-- Objective --
Where a line holds "Write", copy it.

──────── Given records ────────

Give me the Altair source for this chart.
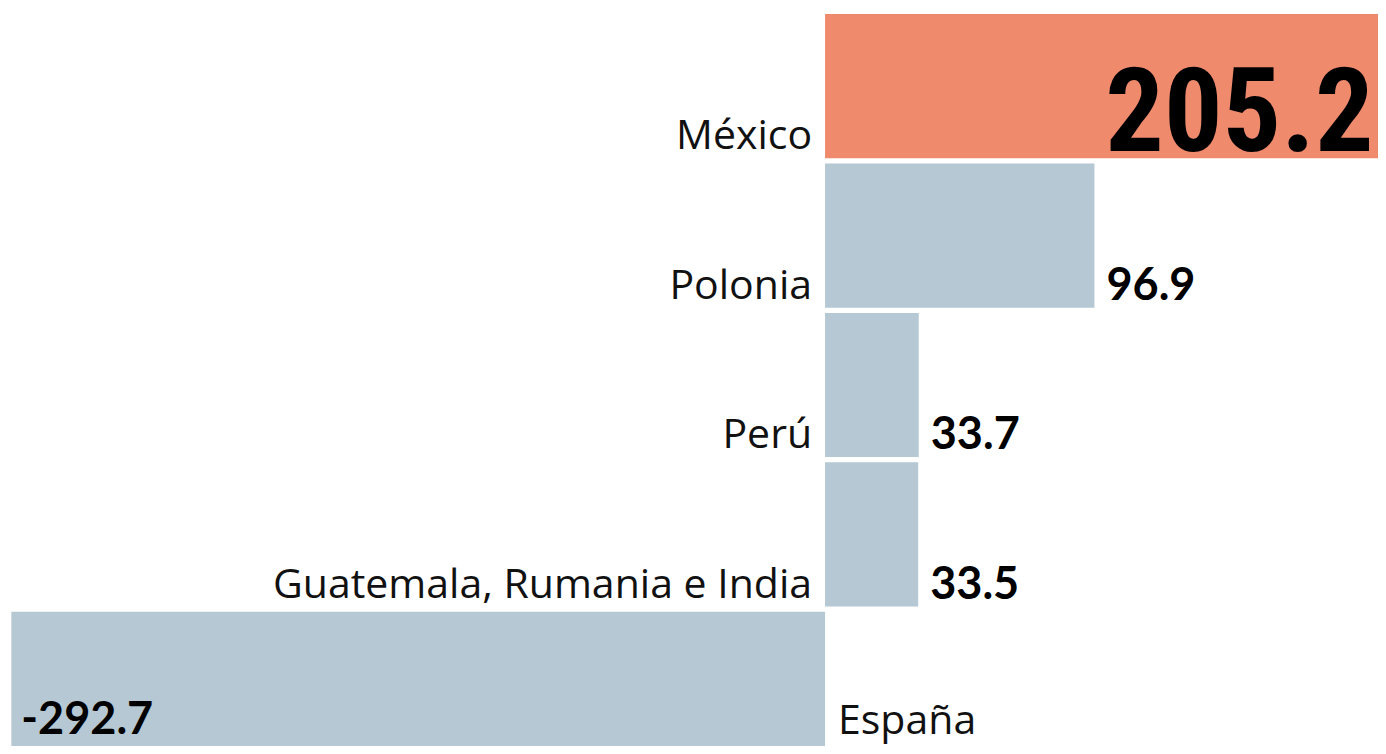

────────
──────── Given records ────────

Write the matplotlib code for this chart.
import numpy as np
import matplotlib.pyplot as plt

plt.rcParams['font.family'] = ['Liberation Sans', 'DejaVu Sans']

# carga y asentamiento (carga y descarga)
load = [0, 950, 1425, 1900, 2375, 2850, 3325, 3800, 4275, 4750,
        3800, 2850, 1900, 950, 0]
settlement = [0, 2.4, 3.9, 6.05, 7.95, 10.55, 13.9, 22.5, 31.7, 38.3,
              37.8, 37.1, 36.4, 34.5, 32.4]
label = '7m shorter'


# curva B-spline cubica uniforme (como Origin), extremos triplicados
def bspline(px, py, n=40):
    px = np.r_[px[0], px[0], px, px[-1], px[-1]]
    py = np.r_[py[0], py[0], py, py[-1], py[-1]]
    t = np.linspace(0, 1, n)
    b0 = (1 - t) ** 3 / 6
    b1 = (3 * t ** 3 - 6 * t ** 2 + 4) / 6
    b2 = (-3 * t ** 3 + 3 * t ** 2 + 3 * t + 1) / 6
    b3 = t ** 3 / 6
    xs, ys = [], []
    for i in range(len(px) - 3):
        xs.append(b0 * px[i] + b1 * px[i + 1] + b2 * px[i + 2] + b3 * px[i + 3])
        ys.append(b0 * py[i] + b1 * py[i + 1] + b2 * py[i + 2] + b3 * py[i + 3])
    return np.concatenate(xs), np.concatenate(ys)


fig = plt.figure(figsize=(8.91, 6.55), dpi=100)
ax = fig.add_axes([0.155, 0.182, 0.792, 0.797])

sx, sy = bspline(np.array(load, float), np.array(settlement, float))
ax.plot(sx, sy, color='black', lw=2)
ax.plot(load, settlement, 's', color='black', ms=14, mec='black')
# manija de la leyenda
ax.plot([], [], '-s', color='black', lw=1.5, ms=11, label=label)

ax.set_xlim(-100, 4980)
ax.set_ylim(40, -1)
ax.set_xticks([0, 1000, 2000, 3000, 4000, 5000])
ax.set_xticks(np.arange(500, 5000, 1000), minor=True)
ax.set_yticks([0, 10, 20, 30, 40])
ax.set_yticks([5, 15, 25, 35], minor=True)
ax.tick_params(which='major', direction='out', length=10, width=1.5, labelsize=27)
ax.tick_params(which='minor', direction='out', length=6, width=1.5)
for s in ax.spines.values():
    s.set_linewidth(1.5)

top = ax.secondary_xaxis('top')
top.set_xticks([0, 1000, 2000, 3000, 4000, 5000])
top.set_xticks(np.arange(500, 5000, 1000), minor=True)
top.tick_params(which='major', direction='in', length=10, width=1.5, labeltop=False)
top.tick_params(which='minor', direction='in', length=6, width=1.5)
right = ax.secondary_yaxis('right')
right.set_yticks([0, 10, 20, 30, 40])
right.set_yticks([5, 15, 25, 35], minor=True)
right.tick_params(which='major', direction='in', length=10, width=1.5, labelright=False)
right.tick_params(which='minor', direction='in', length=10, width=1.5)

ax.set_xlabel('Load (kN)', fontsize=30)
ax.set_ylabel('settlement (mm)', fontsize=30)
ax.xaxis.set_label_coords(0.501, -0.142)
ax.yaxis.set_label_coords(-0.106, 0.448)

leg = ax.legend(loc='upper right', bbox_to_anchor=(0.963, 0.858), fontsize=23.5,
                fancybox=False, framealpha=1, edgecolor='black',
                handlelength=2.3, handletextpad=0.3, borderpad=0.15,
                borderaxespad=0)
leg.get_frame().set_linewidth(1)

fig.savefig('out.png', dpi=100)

────────
──────── Given records ────────

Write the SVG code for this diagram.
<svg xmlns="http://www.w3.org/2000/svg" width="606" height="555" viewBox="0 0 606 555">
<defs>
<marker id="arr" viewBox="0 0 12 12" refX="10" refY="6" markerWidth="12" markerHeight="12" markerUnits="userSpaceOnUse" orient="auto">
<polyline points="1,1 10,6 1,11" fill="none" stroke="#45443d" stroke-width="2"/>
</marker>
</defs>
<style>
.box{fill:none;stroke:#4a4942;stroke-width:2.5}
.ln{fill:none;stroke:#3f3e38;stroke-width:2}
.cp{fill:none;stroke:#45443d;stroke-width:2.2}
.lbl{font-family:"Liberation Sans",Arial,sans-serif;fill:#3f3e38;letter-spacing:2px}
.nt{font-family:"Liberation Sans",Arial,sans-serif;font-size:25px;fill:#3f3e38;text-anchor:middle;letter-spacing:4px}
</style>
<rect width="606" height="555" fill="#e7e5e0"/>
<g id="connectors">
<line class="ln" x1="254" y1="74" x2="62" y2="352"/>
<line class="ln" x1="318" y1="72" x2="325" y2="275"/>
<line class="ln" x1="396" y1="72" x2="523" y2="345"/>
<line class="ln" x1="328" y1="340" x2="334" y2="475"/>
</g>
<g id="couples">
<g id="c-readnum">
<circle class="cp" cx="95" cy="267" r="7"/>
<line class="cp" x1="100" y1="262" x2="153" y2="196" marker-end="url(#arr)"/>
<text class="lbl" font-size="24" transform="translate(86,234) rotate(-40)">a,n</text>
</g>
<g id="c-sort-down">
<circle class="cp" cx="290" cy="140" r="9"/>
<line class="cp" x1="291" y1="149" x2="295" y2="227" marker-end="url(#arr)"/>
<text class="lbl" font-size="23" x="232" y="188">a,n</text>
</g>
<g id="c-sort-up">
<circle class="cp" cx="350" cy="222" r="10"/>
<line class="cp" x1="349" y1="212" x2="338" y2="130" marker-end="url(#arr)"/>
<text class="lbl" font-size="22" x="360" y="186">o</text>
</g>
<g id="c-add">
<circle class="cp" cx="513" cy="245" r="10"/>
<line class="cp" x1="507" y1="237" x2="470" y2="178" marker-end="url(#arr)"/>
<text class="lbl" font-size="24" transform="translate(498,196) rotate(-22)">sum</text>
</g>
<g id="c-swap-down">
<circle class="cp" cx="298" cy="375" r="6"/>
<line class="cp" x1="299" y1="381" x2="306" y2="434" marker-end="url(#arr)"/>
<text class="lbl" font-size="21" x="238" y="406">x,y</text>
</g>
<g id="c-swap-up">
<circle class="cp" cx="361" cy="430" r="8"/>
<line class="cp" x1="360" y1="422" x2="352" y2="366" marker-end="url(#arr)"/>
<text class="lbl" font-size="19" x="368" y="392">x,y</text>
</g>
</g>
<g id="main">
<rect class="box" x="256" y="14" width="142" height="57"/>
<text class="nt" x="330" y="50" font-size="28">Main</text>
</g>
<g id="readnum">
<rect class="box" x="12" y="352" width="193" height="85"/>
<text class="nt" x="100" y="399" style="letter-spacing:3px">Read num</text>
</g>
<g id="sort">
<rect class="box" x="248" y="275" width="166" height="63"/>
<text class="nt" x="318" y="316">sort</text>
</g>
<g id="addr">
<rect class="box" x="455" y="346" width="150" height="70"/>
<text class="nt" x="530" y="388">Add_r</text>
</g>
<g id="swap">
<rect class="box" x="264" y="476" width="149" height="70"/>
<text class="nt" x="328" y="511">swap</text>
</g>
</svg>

────────

-- The result --
Write the matplotlib code for this chart.
Write the SVG code for this diagram.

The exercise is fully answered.